Le préfet devait donc trouver une astuce pour que, d’une part, l’étranger ne comprenne rien à ce qui lui arrive, et que d’autre part, le juge pense avoir tout compris. Une manoeuvre beaucoup moins laborieuse qu’il n’y parait de prime abord.
Monsieur R., ressortissant afghan, reçoit donc le 30 décembre un courrier de la préfecture sur lequel il est soigneusement indiqué : ” Vous êtes convoqué le 20 janvier pour faire l’objet d’un placement en rétention “. Monsieur R. ne lisant pas un mot de français (ni une lettre de notre alphabet latin), il est précisé dans la traduction qui suit en langue Dari :
Ce qui signifie à peu de choses près : ” SllliKdLs iooOoE PigeOn uUozPalKId dUUdk ” [sic].
Arrêté dès son arrivée en préfecture, le malheureux Afghan soutient que l’administration lui a dissimulé son intention de le placer en rétention, ce qui rendrait la convocation déloyale et vicierait la procédure. Lors de l’audience devant le juge des libertés et de la détention, l’interprète assermenté atteste en effet, après examen de la convocation prétendument rédigée en langue Dari, que ” Tout le texte rédigé en alphabet persan reste incompréhensible. Il s’agit en réalité d’une succession de lettres d’alphabet persan, transcrites en majuscules ou en minuscules, en lettres attachées ou isolées, sans un sens particulier, rendant ainsi le texte incompréhensible. Les quelques mots à peine compréhensibles ne correspondent pas au contenu du document en français. “
Le juge des libertés et de la détention… écarte l’objection. Nul n’est censé ignorer la langue française, tandis que l’administration française est censée ignorer la langue Dari. Le premier juge considère donc que la procédure est totalement ” ré-gu-liè-re “… Une motivation magistrale qui, en Dari préfectoral, se traduirait ainsi : ” la procédure est iAl-Pal-iIi-Hz “.

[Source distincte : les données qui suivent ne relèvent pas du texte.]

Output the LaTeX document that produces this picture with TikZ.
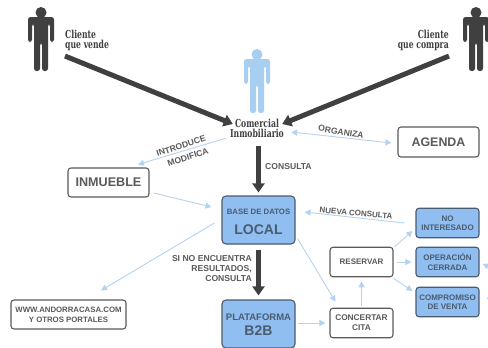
\documentclass[tikz,border=0pt]{standalone}
\usepackage{fontspec}
\setmainfont{Liberation Sans}
\newfontfamily\slabfont[FakeStretch=0.7]{DejaVu Serif}
\usetikzlibrary{arrows.meta}
\definecolor{ink}{HTML}{404040}
\definecolor{txt}{HTML}{5A5A5A}
\definecolor{bluetxt}{HTML}{4A5C70}
\definecolor{bl}{HTML}{B4D3F0}
\definecolor{boxb}{HTML}{90BEF0}
\definecolor{per}{HTML}{A8CFF2}
\tikzset{
 x=1pt,y=-1pt,
 whitebox/.style={draw=txt,line width=1.1pt,rounded corners=3pt,fill=white,inner sep=0pt,align=center,text=txt,font=\bfseries},
 bluebox/.style={whitebox,fill=boxb,draw=bluetxt,text=bluetxt},
 bigbox/.style={bluebox,rounded corners=4pt,minimum width=73pt,minimum height=48pt},
 smallbox/.style={minimum width=63pt,minimum height=29.5pt,font=\bfseries\fontsize{8}{9.5}\selectfont},
 thick arrow/.style={draw=ink,line width=5pt,-{Triangle[length=9pt,width=12pt]}},
 thin arrow/.style={draw=bl,line width=.9pt,-{Triangle[length=6pt,width=6pt]}},
 thin both/.style={draw=bl,line width=.9pt,{Triangle[length=6pt,width=6pt]}-{Triangle[length=6pt,width=6pt]}},
 lab/.style={text=txt,font=\bfseries\fontsize{8.6}{10}\selectfont,align=center,inner sep=0pt},
 slab/.style={text=ink,font=\slabfont\bfseries\fontsize{11}{10}\selectfont,inner sep=0pt},
 person/.pic={
   \fill (0,-20.5) circle (5.5);
   \fill[rounded corners=2.5pt] (-13,-16) -- (13,-16) -- (13,9) -- (9,9) -- (9,-9) -- (7,-9) -- (7,38) -- (1,38) -- (1,10) -- (-1,10) -- (-1,38) -- (-7,38) -- (-7,-9) -- (-9,-9) -- (-9,9) -- (-13,9) -- cycle;
 }
}
\begin{document}
\begin{tikzpicture}
\path[use as bounding box] (0,0) rectangle (488,348);
\fill[white] (0,0) rectangle (488,348);
\pic[ink] at (41,33) {person};
\pic[ink] at (476,33) {person};
\pic[per] at (257,75) {person};
\node[slab,align=left,anchor=north west,minimum height=20pt] (cv) at (65,30) {Cliente\\que vende};
\node[slab,align=right,anchor=north east,minimum height=20pt] (cc) at (449,30) {Cliente\\que compra};
\node[slab,align=center,minimum width=54pt,minimum height=22pt] (com) at (257,128.5) {Comercial\\Inmobiliario};
\node[whitebox,minimum width=81pt,minimum height=29pt,font=\bfseries\fontsize{12.6}{14}\selectfont] (inm) at (108.5,182.5) {INMUEBLE};
\node[whitebox,minimum width=81pt,minimum height=30pt,font=\bfseries\fontsize{12.4}{14}\selectfont] (age) at (438.5,142) {AGENDA};
\node[bigbox] (loc) at (258.5,220) {};
\node[lab,text=bluetxt,font=\bfseries\fontsize{7.8}{9}\selectfont] at (258.5,212) {BASE DE DATOS};
\node[text=bluetxt,font=\bfseries\fontsize{14}{16}\selectfont,inner sep=0pt] at (258.5,230) {LOCAL};
\node[bigbox] (b2b) at (258.5,324) {};
\node[lab,text=bluetxt,font=\bfseries\fontsize{9.5}{11}\selectfont] at (258.5,317) {PLATAFORMA};
\node[text=bluetxt,font=\bfseries\fontsize{14}{16}\selectfont,inner sep=0pt] at (258.5,331) {B2B};
\node[whitebox,minimum width=115pt,minimum height=29pt,font=\bfseries\fontsize{7.8}{10}\selectfont] (web) at (68.5,314.5) {WWW.ANDORRACASA.COM\\Y OTROS PORTALES};
\node[whitebox,smallbox,font=\bfseries\fontsize{8.3}{10}\selectfont] (con) at (361.5,323) {CONCERTAR\\CITA};
\node[whitebox,smallbox] (res) at (361.5,262) {RESERVAR};
\node[bluebox,smallbox] (noi) at (447.5,223) {NO\\INTERESADO};
\node[bluebox,smallbox] (ope) at (447.5,262) {OPERACIÓN\\CERRADA};
\node[bluebox,smallbox] (cmp) at (447.5,302) {COMPROMISO\\DE VENTA};
\coordinate (pfree) at (492,268);
\coordinate (qfree) at (494,296);
\draw[thick arrow] ([yshift=-5pt]cv.south west) -- ([xshift=3pt,yshift=4.5pt]com.west);
\draw[thick arrow] ([yshift=-5pt]cc.south east) -- ([xshift=-2pt,yshift=4.5pt]com.east);
\draw[thick arrow] ([xshift=1.5pt,yshift=-6.5pt]com.south) -- ([yshift=3pt]loc.north);
\draw[thick arrow] ([yshift=-5pt]loc.south) -- ([yshift=4pt]b2b.north);
\draw[thin arrow] ([xshift=-4pt,yshift=1.5pt]com.south west) -- ([xshift=29.5pt,yshift=3pt]inm.north);
\draw[thin both] ([xshift=7pt,yshift=-3.5pt]com.east) -- ([xshift=-6pt,yshift=-1pt]age.west);
\draw[thin arrow] ([xshift=4pt,yshift=-10.5pt]inm.east) -- ([xshift=-10pt,yshift=13pt]loc.west);
\draw[thin arrow] ([xshift=-7pt,yshift=-3pt]loc.west) -- ([xshift=32.5pt,yshift=9pt]web.north);
\draw[thin arrow] ([xshift=2pt,yshift=6pt]loc.south east) -- ([xshift=6pt,yshift=6pt]con.north west);
\draw[thin arrow] ([xshift=2pt,yshift=1pt]b2b.east) -- ([xshift=-4pt]con.west);
\draw[thin arrow] ([yshift=2pt]con.north) -- ([yshift=-4pt]res.south);
\draw[thin arrow] ([xshift=1pt]res.north east) -- ([xshift=-3pt,yshift=-8pt]noi.west);
\draw[thin arrow] ([xshift=3pt]res.east) -- ([xshift=-4pt]ope.west);
\draw[thin arrow] ([yshift=-1pt]res.south east) -- ([xshift=-3pt,yshift=11pt]cmp.west);
\draw[thin arrow] ([xshift=-11pt]noi.west) -- ([xshift=9pt,yshift=8pt]loc.east);
\draw[thin arrow] (pfree) -- ([xshift=3pt,yshift=-2pt]ope.east);
\draw[thin arrow] (qfree) -- ([xshift=7pt,yshift=3pt]cmp.east);
\node[lab,rotate=18] at (181,146) {INTRODUCE};
\node[lab,rotate=18] at (188,157) {MODIFICA};
\node[lab,rotate=-10] at (341,132) {ORGANIZA};
\node[lab,anchor=west] at (265,167) {CONSULTA};
\node[lab,rotate=-5,font=\bfseries\fontsize{8}{10}\selectfont] at (356,213) {NUEVA CONSULTA};
\node[lab,align=right,anchor=east] at (252,269) {SI NO ENCUENTRA\\RESULTADOS,\\CONSULTA};
\end{tikzpicture}
\end{document}
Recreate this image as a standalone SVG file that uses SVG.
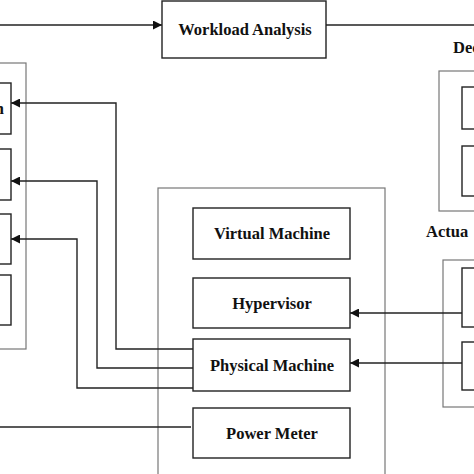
<svg xmlns="http://www.w3.org/2000/svg" width="474" height="474" viewBox="0 0 474 474">
<defs>
<marker id="arr" viewBox="0 0 10 10" refX="10" refY="5" markerWidth="9" markerHeight="9" markerUnits="userSpaceOnUse" orient="auto">
<path d="M0,0 L10,5 L0,10 z" fill="#111"/>
</marker>
<style>
.box{fill:#fff;stroke:#222;stroke-width:1.4}
.cont{fill:none;stroke:#777;stroke-width:1.2}
.ln{fill:none;stroke:#222;stroke-width:1.4}
.t{font-family:"Liberation Serif","Times New Roman",serif;font-weight:bold;font-size:16.5px;fill:#111;text-anchor:middle}
.ts{font-family:"Liberation Serif","Times New Roman",serif;font-weight:bold;font-size:16.5px;fill:#111}
</style>
</defs>
<rect width="474" height="474" fill="#fff"/>
<g id="containers">
<rect id="left-container" class="cont" x="-10" y="63" width="36" height="286"/>
<rect id="middle-container" class="cont" x="158" y="188" width="227" height="300"/>
<rect id="decision-container" class="cont" x="439" y="71" width="50" height="140"/>
<rect id="actuator-container" class="cont" x="443" y="260" width="50" height="147"/>
</g>
<g id="connectors">
<path class="ln" d="M0,25 H162" marker-end="url(#arr)"/>
<path class="ln" d="M326,25 H474"/>
<path class="ln" d="M193,349 H116 V103 H11" marker-end="url(#arr)"/>
<path class="ln" d="M193,368 H97 V181 H11" marker-end="url(#arr)"/>
<path class="ln" d="M193,388 H77 V239 H11" marker-end="url(#arr)"/>
<path class="ln" d="M0,427 H191"/>
<path class="ln" d="M462,313 H350" marker-end="url(#arr)"/>
<path class="ln" d="M462,363 H350" marker-end="url(#arr)"/>
</g>
<g id="workload-analysis">
<rect class="box" x="162" y="1" width="164" height="57"/>
<text class="t" x="245" y="35">Workload Analysis</text>
</g>
<g id="left-box-1">
<rect class="box" x="-20" y="83" width="31" height="51"/>
<text class="ts" x="4" y="114" text-anchor="end">n</text>
</g>
<g id="left-box-2"><rect class="box" x="-20" y="149" width="31" height="51"/></g>
<g id="left-box-3"><rect class="box" x="-20" y="214" width="31" height="50"/></g>
<g id="left-box-4"><rect class="box" x="-20" y="275" width="31" height="50"/></g>
<g id="virtual-machine">
<rect class="box" x="193" y="208" width="157" height="51"/>
<text class="t" x="272" y="239">Virtual Machine</text>
</g>
<g id="hypervisor">
<rect class="box" x="193" y="278" width="157" height="50"/>
<text class="t" x="272" y="309">Hypervisor</text>
</g>
<g id="physical-machine">
<rect class="box" x="193" y="339" width="157" height="52"/>
<text class="t" x="272" y="371">Physical Machine</text>
</g>
<g id="power-meter">
<rect class="box" x="193" y="408" width="157" height="50"/>
<text class="t" x="272" y="439">Power Meter</text>
</g>
<g id="decision">
<text class="ts" x="453" y="53">Dec</text>
<rect class="box" x="462" y="87" width="30" height="42"/>
<rect class="box" x="462" y="146" width="30" height="50"/>
</g>
<g id="actuator">
<text class="ts" x="426" y="237">Actua</text>
<rect class="box" x="462" y="268" width="30" height="59"/>
<rect class="box" x="462" y="342" width="30" height="48"/>
</g>
</svg>
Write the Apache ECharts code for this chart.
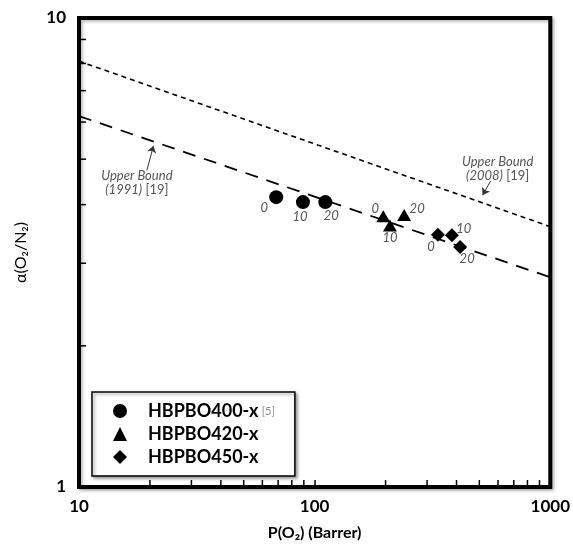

Monsieur R. interjette appel devant le premier président de la Cour d’appel, lequel considère, après avoir eu confirmation des propos du premier interprète par un second traducteur : ” La convocation mise en cause s’avère constitutive d’une pratique déloyale viciant la procédure “. L’étranger est donc remis en liberté, aux termes d’une ordonnance rédigée en bon français.
Aux dernières nouvelles, la préfecture de Paris aurait embauché un scénariste de bandes dessinées pour traduire les convocations envoyées aux sans-papiers en langage schtroumpf.